:: RECORDS TO USE

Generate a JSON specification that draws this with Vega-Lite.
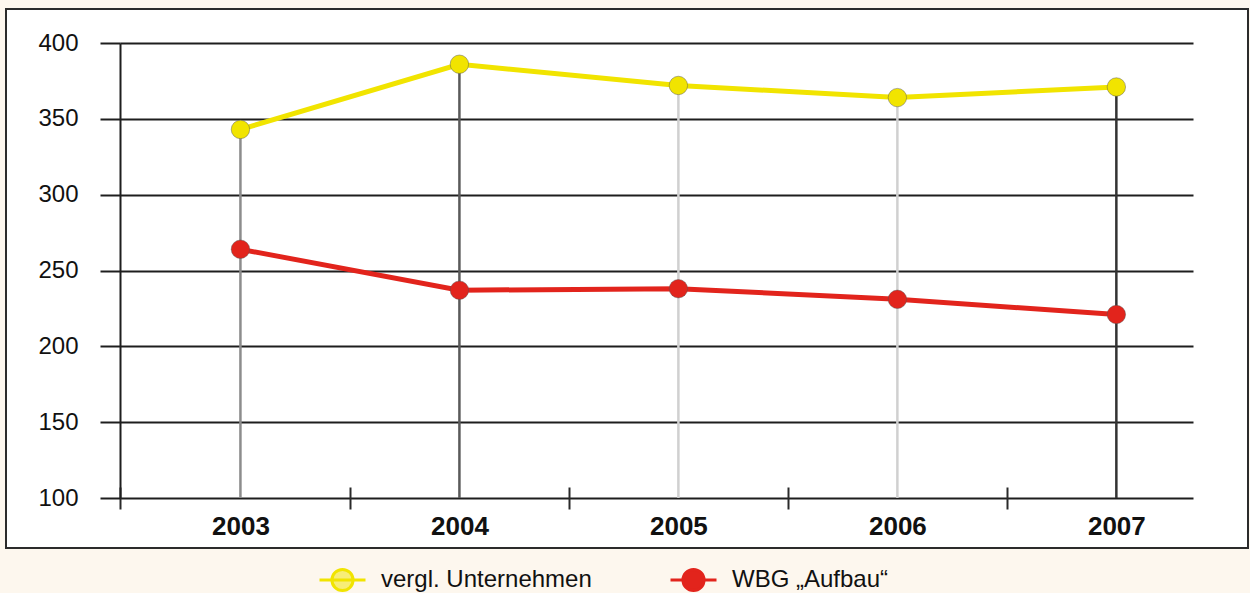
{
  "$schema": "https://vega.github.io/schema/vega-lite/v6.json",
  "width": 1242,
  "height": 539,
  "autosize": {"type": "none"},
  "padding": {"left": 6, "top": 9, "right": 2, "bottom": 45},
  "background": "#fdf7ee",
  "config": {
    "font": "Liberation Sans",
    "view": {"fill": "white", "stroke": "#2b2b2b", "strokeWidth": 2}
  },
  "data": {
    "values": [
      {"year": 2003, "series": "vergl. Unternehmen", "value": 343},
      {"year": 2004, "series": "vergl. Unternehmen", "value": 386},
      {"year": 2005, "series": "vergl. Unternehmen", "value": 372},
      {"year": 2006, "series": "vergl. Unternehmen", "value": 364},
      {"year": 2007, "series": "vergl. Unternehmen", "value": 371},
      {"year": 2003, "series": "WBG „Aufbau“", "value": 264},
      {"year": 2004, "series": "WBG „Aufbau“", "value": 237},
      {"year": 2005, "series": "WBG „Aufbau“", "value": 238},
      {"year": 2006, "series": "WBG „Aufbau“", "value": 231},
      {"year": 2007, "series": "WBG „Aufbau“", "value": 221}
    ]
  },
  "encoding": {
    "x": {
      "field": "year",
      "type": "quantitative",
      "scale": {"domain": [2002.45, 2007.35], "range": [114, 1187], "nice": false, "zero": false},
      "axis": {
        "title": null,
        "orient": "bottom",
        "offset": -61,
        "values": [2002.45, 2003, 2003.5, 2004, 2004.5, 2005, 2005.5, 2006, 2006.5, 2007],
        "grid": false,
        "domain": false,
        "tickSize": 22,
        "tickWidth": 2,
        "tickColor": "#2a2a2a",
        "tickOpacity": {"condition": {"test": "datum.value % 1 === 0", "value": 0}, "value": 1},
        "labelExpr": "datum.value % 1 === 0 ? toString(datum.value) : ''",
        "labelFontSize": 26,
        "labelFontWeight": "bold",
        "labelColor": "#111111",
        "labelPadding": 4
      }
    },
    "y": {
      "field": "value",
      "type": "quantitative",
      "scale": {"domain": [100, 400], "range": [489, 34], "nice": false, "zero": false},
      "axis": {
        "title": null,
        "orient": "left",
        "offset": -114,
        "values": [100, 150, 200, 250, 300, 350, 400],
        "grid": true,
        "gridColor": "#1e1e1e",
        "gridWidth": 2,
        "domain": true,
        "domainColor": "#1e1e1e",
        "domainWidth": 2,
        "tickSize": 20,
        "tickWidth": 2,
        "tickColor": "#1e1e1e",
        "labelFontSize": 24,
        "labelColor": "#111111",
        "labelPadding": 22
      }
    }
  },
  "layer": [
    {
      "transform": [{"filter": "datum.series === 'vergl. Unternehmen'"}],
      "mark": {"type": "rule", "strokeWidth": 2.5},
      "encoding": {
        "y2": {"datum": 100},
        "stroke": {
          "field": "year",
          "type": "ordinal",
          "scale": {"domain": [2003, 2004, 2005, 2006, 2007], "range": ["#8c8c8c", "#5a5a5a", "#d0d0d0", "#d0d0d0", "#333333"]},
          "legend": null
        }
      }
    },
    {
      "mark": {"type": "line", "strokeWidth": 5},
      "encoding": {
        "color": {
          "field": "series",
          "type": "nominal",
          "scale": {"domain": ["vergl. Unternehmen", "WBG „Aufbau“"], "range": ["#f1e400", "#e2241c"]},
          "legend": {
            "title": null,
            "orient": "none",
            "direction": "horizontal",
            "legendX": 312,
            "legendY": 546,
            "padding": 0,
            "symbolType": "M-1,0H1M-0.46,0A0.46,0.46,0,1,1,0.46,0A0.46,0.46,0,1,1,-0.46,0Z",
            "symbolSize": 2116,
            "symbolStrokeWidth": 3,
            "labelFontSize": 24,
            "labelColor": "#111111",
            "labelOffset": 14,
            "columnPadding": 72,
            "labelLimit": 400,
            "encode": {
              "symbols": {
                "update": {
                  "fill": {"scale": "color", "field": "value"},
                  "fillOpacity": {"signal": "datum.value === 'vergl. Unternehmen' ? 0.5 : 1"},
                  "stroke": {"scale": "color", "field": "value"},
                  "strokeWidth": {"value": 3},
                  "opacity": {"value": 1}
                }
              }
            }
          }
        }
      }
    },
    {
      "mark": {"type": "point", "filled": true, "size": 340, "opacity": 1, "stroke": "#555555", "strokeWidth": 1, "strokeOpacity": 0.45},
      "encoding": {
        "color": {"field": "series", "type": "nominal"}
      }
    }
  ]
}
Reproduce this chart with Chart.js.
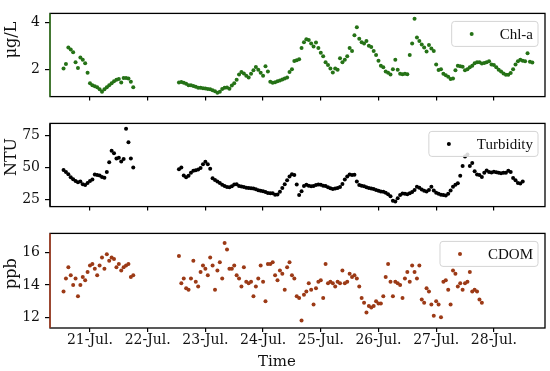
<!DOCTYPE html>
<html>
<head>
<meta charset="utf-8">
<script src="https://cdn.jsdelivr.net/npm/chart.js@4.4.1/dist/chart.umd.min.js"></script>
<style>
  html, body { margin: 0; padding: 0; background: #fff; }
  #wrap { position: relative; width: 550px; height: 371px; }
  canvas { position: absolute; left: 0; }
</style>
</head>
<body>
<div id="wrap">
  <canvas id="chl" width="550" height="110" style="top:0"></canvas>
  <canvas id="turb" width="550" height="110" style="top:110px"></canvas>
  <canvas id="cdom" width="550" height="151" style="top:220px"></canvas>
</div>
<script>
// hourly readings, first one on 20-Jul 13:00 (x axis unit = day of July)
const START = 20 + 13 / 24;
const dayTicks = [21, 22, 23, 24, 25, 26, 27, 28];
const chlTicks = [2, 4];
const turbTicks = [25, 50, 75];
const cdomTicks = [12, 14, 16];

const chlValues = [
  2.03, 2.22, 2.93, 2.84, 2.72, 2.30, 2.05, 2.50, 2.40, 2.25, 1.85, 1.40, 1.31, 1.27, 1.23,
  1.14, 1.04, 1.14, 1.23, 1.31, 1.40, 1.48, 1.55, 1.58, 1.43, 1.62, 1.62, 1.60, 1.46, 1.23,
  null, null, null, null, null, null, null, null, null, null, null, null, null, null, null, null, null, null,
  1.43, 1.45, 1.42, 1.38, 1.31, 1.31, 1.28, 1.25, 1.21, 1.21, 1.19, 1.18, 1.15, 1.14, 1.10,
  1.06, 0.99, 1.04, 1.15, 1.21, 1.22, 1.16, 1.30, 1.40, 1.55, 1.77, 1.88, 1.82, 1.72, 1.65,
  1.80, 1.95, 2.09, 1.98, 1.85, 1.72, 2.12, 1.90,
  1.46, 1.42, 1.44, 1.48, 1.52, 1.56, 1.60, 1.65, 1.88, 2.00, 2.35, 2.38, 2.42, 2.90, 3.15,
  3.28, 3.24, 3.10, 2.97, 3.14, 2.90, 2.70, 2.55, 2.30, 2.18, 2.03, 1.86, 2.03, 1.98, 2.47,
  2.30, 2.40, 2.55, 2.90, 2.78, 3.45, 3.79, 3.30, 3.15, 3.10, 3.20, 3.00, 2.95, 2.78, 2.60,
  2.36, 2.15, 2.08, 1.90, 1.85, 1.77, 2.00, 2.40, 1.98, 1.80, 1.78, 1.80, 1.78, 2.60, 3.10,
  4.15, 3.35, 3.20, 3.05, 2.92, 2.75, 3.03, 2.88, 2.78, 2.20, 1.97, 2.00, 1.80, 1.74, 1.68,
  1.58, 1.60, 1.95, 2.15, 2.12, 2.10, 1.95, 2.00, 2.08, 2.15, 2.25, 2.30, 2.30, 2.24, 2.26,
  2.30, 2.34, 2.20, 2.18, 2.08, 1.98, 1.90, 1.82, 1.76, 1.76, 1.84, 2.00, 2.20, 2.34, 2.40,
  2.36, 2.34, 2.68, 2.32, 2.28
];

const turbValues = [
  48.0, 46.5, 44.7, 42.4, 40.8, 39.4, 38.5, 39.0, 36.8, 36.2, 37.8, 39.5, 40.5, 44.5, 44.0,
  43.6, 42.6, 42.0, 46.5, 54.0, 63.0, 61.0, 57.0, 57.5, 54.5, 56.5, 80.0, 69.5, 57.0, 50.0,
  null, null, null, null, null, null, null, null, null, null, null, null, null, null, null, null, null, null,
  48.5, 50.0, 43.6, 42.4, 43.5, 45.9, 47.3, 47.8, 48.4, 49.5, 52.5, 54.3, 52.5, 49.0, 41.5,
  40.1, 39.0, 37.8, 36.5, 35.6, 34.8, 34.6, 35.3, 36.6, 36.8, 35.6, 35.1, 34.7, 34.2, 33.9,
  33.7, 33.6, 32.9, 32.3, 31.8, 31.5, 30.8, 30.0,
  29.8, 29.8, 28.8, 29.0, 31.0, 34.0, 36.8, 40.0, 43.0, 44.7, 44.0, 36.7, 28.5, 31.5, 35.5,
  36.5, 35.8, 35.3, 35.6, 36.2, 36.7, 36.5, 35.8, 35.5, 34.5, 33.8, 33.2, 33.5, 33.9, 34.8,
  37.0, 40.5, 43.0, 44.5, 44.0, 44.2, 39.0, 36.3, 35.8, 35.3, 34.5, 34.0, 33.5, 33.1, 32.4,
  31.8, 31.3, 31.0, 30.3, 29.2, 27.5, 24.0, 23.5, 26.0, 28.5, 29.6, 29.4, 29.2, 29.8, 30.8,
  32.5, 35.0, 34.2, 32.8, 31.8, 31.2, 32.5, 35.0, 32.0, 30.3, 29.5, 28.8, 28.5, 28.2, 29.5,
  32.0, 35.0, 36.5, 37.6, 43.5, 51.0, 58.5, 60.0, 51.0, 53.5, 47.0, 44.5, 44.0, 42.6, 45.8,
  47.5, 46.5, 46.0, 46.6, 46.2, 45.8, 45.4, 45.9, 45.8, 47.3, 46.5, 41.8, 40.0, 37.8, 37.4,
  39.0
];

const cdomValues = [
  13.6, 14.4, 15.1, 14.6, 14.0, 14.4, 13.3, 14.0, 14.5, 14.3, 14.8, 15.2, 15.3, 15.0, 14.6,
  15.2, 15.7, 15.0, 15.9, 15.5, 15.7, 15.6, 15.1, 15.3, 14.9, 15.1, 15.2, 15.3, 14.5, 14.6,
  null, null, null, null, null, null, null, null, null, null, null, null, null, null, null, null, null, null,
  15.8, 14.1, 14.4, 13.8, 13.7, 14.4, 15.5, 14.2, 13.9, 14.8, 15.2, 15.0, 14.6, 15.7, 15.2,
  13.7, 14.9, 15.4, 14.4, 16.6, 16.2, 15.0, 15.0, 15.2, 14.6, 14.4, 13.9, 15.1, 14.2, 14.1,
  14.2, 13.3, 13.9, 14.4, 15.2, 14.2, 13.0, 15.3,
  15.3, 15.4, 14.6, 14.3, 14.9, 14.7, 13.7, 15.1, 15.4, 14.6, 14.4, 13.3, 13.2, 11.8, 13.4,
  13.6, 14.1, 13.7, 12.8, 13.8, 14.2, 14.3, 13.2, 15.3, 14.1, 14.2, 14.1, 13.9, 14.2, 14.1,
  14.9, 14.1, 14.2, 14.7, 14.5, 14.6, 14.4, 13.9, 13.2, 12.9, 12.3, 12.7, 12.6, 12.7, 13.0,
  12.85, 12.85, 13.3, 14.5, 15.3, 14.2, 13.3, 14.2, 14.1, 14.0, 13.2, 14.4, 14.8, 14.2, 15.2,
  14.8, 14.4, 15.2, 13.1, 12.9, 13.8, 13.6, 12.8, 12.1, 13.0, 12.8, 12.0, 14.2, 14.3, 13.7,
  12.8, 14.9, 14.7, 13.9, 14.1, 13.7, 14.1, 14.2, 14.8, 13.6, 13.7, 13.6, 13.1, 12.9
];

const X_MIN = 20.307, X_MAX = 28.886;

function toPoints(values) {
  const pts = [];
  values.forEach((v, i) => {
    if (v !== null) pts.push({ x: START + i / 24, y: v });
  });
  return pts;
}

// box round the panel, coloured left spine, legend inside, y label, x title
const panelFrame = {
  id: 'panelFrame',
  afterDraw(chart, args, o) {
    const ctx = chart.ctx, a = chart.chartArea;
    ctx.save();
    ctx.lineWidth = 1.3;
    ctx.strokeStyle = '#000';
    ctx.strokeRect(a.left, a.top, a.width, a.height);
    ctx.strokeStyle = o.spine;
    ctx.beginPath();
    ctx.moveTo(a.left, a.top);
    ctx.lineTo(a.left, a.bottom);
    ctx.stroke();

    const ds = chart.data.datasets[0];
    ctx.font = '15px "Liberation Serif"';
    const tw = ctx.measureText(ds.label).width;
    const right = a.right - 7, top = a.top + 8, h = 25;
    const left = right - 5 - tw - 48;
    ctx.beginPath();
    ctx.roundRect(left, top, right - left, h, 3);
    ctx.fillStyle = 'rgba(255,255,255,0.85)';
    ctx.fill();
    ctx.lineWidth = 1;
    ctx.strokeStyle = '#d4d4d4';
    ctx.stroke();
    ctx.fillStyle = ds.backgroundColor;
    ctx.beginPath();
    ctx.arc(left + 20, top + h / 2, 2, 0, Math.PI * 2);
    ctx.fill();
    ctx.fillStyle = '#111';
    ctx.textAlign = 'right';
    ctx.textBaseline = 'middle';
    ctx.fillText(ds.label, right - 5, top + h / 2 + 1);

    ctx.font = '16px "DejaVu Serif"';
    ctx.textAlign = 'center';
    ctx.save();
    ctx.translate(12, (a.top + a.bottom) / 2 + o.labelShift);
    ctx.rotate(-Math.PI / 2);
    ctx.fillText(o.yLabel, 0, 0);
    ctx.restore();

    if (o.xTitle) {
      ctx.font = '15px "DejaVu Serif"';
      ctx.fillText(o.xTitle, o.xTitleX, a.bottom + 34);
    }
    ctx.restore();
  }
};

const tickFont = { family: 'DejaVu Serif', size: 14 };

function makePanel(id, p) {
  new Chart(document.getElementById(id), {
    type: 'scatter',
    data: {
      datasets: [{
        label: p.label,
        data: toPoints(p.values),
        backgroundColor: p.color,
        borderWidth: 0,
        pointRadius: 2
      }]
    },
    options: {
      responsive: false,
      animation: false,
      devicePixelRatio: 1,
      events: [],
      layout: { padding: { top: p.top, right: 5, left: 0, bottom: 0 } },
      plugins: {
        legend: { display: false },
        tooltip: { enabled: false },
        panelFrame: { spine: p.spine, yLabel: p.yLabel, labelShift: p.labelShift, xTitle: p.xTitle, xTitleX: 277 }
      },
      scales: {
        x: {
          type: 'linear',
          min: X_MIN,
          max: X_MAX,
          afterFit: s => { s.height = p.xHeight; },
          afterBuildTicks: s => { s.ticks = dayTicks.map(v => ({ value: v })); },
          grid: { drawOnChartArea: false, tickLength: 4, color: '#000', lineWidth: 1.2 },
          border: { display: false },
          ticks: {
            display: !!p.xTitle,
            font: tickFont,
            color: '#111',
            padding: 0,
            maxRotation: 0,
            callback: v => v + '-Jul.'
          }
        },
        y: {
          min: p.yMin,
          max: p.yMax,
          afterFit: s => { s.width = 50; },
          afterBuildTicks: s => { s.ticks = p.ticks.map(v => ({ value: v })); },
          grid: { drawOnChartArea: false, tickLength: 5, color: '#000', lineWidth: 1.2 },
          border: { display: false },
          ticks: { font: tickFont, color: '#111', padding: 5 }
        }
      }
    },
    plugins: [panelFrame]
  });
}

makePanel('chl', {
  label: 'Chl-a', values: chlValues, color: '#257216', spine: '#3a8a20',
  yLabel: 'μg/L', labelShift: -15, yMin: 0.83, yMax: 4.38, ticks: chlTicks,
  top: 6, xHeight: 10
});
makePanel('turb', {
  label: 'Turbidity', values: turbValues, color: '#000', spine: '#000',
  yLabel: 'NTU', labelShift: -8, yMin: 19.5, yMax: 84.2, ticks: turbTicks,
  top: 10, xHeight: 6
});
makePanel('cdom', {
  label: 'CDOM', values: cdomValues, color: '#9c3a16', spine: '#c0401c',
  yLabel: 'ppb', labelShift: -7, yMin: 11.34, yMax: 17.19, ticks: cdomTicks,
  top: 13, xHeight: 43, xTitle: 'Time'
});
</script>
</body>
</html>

::::

**PROBLEM DETAILS:**
Copy exactly the stretch of lines that starts at the line holding "Reproduce this chart with Chart.js." and ends at the line holding "const cdomTicks = [12, 14, 16];". Drop the pictures.

**ANSWER TO THIS EXERCISE:**
Reproduce this chart with Chart.js.
<!DOCTYPE html>
<html>
<head>
<meta charset="utf-8">
<script src="https://cdn.jsdelivr.net/npm/chart.js@4.4.1/dist/chart.umd.min.js"></script>
<style>
  html, body { margin: 0; padding: 0; background: #fff; }
  #wrap { position: relative; width: 550px; height: 371px; }
  canvas { position: absolute; left: 0; }
</style>
</head>
<body>
<div id="wrap">
  <canvas id="chl" width="550" height="110" style="top:0"></canvas>
  <canvas id="turb" width="550" height="110" style="top:110px"></canvas>
  <canvas id="cdom" width="550" height="151" style="top:220px"></canvas>
</div>
<script>
// hourly readings, first one on 20-Jul 13:00 (x axis unit = day of July)
const START = 20 + 13 / 24;
const dayTicks = [21, 22, 23, 24, 25, 26, 27, 28];
const chlTicks = [2, 4];
const turbTicks = [25, 50, 75];
const cdomTicks = [12, 14, 16];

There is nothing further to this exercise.